- [Aim of the task] For the material that follows, return exactly the lines from the one with "Generate a component" through the one with "const RADIAN = Math.PI / 180;", both ends included.

Start of Provided material

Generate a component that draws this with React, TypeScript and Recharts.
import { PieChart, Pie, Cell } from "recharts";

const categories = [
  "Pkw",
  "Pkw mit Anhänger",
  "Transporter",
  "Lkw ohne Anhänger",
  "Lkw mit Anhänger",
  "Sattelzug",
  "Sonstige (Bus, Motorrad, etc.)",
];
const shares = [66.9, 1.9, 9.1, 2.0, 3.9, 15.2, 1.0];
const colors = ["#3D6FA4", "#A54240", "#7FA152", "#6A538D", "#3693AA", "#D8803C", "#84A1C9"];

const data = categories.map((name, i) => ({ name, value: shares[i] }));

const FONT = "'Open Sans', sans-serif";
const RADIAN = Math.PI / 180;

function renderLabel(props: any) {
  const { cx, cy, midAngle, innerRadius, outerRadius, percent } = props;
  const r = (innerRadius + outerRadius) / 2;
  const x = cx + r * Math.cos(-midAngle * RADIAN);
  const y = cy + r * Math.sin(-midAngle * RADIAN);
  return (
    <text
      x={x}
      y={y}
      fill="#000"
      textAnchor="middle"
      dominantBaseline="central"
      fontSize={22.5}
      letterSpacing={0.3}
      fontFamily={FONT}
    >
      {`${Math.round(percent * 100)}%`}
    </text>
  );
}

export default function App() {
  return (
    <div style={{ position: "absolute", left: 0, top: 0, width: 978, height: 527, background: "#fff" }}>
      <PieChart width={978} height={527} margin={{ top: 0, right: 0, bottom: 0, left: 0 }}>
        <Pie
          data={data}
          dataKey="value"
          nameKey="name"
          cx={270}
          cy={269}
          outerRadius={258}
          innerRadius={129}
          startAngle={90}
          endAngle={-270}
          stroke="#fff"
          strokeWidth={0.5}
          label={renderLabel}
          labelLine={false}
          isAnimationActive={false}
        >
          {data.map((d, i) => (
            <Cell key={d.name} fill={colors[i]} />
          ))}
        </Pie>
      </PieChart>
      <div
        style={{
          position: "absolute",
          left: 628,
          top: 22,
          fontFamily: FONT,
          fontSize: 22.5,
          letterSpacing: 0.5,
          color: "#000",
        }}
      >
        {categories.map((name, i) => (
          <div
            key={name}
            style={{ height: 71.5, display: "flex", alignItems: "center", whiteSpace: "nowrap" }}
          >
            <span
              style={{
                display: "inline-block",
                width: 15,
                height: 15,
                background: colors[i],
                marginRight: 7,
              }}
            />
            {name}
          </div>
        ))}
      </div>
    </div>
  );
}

End of Provided material
Start of Provided material

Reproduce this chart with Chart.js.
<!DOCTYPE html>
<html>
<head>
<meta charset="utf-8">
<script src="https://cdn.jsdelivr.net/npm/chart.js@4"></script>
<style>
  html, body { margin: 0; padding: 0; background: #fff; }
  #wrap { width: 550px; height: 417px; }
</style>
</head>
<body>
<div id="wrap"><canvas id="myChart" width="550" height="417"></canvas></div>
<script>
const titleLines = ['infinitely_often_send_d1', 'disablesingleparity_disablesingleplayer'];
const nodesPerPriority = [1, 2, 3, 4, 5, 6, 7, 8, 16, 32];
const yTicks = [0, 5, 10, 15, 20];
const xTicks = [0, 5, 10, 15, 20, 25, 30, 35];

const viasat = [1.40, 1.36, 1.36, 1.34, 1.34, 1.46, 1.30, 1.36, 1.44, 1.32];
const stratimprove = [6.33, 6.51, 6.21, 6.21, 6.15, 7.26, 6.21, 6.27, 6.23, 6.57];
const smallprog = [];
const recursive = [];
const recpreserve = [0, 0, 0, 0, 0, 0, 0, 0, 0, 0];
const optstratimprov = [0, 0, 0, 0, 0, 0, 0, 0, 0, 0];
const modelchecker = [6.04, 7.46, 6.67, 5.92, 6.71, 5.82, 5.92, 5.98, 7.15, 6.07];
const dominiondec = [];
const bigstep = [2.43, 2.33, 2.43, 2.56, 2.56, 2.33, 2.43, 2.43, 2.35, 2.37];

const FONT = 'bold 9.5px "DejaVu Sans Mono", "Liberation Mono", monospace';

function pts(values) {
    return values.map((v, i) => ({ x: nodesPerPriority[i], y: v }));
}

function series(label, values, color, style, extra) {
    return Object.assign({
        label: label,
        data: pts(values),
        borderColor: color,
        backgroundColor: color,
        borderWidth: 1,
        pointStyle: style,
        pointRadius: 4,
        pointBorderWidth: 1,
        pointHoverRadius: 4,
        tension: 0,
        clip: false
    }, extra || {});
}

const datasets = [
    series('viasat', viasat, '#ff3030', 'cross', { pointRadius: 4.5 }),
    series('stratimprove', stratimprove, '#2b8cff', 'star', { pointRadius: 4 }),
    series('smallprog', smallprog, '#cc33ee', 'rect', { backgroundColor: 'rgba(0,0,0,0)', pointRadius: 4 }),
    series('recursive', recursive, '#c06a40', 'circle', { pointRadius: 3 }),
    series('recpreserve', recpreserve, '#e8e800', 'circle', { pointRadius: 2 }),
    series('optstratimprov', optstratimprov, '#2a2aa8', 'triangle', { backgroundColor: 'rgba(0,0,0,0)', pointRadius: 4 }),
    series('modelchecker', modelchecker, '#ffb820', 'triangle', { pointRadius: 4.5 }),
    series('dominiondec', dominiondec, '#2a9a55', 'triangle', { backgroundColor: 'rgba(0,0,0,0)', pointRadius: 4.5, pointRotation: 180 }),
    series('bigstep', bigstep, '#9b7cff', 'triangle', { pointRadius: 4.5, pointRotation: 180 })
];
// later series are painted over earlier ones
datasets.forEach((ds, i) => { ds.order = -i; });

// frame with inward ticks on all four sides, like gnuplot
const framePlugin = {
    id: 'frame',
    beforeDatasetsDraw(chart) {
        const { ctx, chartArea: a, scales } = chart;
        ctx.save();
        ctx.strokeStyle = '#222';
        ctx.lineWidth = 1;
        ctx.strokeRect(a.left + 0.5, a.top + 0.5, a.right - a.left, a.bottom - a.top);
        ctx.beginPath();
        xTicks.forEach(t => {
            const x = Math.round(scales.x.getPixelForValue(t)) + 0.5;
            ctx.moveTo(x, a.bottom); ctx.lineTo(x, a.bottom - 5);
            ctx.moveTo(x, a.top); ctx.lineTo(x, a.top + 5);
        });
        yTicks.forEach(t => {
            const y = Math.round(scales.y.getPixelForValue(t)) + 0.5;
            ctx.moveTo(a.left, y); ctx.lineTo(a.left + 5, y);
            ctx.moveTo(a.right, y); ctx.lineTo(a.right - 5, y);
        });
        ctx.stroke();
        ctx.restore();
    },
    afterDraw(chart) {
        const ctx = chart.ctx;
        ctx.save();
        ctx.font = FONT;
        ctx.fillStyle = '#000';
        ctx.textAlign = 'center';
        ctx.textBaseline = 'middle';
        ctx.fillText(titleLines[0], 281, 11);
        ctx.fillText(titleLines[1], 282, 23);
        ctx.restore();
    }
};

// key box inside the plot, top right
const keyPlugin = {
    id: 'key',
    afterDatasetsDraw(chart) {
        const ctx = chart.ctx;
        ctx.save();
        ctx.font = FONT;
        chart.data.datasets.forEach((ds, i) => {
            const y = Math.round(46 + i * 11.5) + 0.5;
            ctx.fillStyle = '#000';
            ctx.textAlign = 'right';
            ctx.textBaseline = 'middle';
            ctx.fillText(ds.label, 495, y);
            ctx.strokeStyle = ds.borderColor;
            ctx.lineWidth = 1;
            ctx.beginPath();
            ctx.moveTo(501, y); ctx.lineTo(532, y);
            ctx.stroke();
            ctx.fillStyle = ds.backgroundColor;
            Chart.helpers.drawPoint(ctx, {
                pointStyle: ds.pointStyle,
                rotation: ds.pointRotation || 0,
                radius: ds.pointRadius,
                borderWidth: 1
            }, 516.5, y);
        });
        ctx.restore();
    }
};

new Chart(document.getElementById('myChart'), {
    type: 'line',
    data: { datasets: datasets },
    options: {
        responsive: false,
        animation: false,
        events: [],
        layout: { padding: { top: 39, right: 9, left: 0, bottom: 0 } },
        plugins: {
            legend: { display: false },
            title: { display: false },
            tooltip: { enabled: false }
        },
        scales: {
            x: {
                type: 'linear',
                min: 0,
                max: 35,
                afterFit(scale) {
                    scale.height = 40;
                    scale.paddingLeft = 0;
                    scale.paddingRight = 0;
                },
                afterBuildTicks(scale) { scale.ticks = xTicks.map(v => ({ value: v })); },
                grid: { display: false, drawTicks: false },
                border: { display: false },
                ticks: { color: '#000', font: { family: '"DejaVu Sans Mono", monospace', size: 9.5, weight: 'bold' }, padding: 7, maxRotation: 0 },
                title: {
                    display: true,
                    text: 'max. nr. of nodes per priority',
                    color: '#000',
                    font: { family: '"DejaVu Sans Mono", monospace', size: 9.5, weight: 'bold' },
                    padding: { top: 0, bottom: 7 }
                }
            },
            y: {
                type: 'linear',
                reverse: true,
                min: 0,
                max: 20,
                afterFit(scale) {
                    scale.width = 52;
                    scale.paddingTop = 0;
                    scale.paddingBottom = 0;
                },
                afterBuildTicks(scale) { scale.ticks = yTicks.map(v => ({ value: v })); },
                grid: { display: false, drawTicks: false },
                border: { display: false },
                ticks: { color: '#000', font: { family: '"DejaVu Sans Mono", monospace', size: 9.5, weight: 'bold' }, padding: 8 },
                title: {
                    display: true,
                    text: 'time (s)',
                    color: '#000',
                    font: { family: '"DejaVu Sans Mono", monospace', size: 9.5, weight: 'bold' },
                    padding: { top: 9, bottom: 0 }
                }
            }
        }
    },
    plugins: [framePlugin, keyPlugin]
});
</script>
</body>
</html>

End of Provided material

- [Worked answer]
Generate a component that draws this with React, TypeScript and Recharts.
import { PieChart, Pie, Cell } from "recharts";

const categories = [
  "Pkw",
  "Pkw mit Anhänger",
  "Transporter",
  "Lkw ohne Anhänger",
  "Lkw mit Anhänger",
  "Sattelzug",
  "Sonstige (Bus, Motorrad, etc.)",
];
const shares = [66.9, 1.9, 9.1, 2.0, 3.9, 15.2, 1.0];
const colors = ["#3D6FA4", "#A54240", "#7FA152", "#6A538D", "#3693AA", "#D8803C", "#84A1C9"];

const data = categories.map((name, i) => ({ name, value: shares[i] }));

const FONT = "'Open Sans', sans-serif";
const RADIAN = Math.PI / 180;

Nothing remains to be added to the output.